## WORK TO COMPLETE
Write out each line in which the string "file" is present.

## EXERCISE INPUTS
---------------
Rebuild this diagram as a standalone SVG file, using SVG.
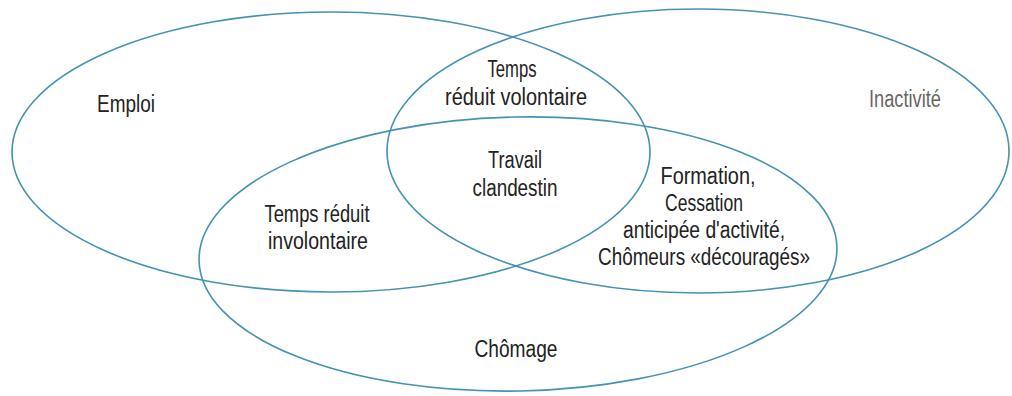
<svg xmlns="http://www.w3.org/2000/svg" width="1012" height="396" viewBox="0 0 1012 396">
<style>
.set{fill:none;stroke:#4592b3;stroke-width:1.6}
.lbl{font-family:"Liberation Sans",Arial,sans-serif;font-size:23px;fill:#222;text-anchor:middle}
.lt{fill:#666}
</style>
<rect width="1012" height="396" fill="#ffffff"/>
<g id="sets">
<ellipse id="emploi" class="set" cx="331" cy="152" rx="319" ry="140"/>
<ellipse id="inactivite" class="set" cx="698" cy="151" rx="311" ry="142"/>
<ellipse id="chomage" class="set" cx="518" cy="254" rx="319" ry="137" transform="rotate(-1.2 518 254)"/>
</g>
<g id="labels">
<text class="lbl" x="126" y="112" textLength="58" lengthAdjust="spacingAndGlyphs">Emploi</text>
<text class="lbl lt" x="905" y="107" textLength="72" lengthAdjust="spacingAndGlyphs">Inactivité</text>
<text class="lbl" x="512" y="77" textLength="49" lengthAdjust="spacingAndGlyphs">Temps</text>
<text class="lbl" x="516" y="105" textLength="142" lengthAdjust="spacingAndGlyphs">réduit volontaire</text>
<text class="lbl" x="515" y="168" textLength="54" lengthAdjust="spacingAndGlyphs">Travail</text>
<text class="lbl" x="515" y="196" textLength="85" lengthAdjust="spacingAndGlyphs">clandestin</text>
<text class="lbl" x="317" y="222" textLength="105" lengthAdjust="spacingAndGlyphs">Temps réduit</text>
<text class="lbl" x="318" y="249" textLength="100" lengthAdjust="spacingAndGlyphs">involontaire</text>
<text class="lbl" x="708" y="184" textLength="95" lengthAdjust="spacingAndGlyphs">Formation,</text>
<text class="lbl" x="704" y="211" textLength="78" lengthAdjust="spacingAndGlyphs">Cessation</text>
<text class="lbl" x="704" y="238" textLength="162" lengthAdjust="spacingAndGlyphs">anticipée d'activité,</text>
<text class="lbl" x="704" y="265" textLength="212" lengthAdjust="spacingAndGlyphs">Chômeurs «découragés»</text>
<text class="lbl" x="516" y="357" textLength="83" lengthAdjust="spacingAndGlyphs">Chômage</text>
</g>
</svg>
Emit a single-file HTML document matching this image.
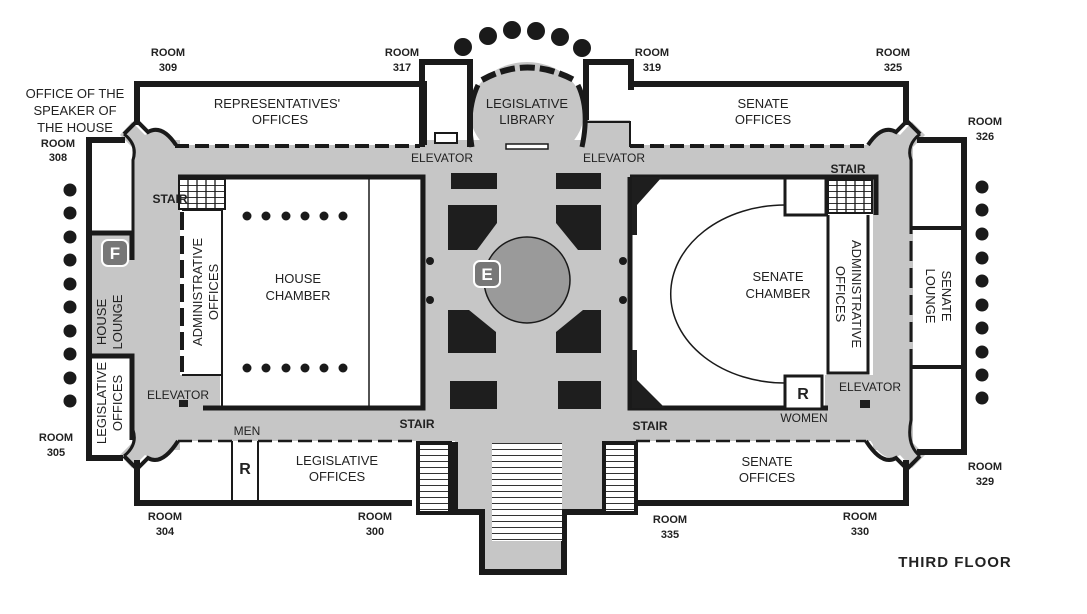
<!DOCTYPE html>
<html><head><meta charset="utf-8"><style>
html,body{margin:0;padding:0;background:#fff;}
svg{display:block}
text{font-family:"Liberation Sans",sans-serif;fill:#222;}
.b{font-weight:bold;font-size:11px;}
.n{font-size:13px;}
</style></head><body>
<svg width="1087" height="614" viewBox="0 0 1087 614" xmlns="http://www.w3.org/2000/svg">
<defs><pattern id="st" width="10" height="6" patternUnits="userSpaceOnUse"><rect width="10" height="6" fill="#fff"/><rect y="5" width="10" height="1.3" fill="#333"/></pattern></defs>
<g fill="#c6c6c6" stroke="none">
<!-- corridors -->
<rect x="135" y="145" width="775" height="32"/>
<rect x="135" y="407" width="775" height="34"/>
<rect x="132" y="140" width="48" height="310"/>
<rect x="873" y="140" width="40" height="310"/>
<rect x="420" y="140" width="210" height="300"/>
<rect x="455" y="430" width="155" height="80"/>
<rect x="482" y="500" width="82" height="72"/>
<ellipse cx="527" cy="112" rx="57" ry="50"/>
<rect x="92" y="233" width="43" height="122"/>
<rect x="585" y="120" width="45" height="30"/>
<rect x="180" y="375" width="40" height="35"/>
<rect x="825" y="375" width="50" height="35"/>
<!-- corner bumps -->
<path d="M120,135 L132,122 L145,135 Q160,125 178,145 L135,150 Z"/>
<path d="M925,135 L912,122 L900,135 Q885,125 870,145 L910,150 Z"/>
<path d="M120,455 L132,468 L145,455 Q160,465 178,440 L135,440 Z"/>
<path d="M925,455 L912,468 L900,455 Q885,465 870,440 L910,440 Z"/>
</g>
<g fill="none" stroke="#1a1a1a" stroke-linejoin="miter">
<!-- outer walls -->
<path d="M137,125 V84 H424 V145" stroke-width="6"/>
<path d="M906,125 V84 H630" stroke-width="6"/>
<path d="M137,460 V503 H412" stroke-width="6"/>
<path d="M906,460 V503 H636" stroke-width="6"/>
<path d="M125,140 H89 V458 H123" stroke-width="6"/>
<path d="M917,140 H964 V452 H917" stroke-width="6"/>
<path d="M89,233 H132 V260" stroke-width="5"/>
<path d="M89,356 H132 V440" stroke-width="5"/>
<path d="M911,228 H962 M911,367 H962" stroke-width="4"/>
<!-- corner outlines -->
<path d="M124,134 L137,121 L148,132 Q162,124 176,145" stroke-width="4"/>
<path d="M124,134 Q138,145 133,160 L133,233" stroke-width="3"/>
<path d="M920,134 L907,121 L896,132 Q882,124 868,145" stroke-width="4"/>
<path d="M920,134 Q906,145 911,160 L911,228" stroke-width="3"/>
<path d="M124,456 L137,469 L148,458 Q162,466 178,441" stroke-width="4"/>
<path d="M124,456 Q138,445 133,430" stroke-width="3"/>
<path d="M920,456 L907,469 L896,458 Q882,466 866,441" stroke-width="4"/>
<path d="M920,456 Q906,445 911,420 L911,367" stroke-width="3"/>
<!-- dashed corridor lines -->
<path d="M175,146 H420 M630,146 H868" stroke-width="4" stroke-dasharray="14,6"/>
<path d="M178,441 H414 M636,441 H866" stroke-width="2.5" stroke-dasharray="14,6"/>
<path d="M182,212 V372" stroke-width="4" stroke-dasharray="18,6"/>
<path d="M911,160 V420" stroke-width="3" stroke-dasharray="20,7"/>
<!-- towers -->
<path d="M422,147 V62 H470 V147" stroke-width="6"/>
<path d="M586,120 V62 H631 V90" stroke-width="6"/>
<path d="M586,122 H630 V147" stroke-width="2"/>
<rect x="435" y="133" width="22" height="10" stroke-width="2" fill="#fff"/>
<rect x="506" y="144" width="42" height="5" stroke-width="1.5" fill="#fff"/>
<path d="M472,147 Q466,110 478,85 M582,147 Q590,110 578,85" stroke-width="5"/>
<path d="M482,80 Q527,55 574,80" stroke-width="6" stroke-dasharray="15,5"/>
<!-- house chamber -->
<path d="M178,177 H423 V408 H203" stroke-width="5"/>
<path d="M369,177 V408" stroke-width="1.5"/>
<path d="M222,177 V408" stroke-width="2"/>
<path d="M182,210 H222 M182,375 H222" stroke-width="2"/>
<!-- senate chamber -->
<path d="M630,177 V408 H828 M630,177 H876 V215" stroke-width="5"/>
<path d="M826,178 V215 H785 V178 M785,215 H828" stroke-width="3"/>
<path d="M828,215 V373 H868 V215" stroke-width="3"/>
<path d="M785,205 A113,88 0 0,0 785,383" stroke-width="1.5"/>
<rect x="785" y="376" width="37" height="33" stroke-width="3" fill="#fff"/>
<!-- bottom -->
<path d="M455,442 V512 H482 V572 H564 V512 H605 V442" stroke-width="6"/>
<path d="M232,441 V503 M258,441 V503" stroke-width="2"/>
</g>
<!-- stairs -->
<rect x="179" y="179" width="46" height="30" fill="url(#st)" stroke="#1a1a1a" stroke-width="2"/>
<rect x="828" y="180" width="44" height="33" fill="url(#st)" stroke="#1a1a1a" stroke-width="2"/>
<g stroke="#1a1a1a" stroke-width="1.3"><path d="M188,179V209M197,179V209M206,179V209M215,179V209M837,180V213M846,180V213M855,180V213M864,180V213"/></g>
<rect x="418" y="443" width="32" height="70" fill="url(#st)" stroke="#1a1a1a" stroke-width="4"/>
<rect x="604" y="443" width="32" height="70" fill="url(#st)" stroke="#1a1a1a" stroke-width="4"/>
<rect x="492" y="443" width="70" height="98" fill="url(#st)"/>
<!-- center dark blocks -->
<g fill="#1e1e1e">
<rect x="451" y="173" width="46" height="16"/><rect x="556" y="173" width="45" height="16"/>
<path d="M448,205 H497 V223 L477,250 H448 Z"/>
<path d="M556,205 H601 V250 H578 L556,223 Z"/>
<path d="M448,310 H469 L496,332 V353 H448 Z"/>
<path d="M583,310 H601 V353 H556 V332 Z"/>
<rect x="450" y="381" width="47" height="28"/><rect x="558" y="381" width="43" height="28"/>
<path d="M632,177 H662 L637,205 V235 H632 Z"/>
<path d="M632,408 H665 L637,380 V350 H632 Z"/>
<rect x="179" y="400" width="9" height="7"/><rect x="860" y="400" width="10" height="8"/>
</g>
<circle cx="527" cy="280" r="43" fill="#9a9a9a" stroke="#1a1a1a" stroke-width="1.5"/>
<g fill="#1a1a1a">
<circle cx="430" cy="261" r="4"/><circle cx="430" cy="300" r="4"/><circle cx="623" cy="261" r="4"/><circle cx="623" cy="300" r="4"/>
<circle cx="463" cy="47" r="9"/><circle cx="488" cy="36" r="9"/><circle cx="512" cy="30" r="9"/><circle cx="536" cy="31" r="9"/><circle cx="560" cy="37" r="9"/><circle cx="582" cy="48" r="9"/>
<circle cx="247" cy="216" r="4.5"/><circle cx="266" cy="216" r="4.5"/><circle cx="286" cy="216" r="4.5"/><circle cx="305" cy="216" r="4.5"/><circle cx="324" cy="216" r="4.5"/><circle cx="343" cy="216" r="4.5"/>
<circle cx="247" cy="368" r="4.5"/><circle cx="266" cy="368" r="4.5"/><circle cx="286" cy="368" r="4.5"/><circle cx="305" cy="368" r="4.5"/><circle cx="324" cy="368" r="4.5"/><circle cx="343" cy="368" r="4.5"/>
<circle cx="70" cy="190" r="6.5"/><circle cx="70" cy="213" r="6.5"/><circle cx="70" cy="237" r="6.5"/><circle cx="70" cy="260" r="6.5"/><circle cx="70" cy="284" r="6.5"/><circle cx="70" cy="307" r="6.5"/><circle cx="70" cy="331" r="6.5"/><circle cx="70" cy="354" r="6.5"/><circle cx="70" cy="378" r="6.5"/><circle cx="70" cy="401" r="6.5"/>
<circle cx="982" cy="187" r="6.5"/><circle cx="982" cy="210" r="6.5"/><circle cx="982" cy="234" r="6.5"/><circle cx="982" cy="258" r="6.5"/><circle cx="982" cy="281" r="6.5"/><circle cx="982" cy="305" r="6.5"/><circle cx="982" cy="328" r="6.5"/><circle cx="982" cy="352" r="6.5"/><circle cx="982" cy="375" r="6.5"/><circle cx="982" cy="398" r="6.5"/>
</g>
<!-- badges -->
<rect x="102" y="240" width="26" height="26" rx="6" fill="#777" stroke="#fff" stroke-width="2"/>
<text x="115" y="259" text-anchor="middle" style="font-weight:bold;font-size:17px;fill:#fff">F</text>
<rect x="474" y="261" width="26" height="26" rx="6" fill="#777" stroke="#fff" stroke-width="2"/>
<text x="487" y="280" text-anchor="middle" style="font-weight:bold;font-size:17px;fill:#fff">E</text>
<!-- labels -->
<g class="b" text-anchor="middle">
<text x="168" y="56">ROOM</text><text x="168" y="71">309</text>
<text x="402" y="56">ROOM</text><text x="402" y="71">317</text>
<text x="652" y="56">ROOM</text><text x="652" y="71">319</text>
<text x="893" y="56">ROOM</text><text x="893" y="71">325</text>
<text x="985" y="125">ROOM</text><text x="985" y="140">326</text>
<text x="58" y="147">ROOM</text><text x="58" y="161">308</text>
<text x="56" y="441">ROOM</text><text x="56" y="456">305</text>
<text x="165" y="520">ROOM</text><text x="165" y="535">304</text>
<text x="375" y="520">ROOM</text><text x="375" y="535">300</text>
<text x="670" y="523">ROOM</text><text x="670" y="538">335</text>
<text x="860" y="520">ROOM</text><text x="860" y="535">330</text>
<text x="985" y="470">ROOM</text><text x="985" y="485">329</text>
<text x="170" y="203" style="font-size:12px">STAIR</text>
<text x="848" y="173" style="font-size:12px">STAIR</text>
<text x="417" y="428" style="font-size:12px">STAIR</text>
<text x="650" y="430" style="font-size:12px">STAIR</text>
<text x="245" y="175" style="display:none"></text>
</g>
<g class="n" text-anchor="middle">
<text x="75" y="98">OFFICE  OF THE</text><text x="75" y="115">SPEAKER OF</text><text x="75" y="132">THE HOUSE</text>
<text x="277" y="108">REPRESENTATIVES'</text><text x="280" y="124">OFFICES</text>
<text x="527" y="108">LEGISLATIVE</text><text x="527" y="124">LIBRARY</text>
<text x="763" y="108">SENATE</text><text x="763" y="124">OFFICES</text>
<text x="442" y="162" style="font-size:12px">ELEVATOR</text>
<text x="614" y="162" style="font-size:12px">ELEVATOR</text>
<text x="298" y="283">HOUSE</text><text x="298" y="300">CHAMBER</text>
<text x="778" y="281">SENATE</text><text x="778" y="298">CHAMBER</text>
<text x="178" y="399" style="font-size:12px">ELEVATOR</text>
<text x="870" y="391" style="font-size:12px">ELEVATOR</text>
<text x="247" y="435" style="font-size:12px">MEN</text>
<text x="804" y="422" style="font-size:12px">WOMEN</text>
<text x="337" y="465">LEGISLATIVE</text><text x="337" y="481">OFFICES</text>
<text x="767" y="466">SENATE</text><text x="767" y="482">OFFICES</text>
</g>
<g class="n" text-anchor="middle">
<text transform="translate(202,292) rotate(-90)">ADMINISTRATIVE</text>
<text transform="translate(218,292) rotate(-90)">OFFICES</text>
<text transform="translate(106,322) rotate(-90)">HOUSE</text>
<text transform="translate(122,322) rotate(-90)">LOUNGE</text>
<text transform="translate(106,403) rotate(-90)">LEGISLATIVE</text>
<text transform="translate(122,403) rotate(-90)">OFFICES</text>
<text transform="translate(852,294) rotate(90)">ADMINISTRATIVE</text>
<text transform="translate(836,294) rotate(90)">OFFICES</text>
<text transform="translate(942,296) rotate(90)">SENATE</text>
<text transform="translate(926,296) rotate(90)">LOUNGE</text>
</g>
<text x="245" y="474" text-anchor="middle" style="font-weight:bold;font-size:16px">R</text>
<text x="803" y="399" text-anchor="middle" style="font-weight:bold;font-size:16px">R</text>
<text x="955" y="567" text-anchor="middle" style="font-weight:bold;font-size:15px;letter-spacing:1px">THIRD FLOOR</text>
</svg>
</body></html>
---------------
## CORRECT ANSWER
Rebuild this diagram as a standalone SVG file, using SVG.
Emit a single-file HTML document matching this image.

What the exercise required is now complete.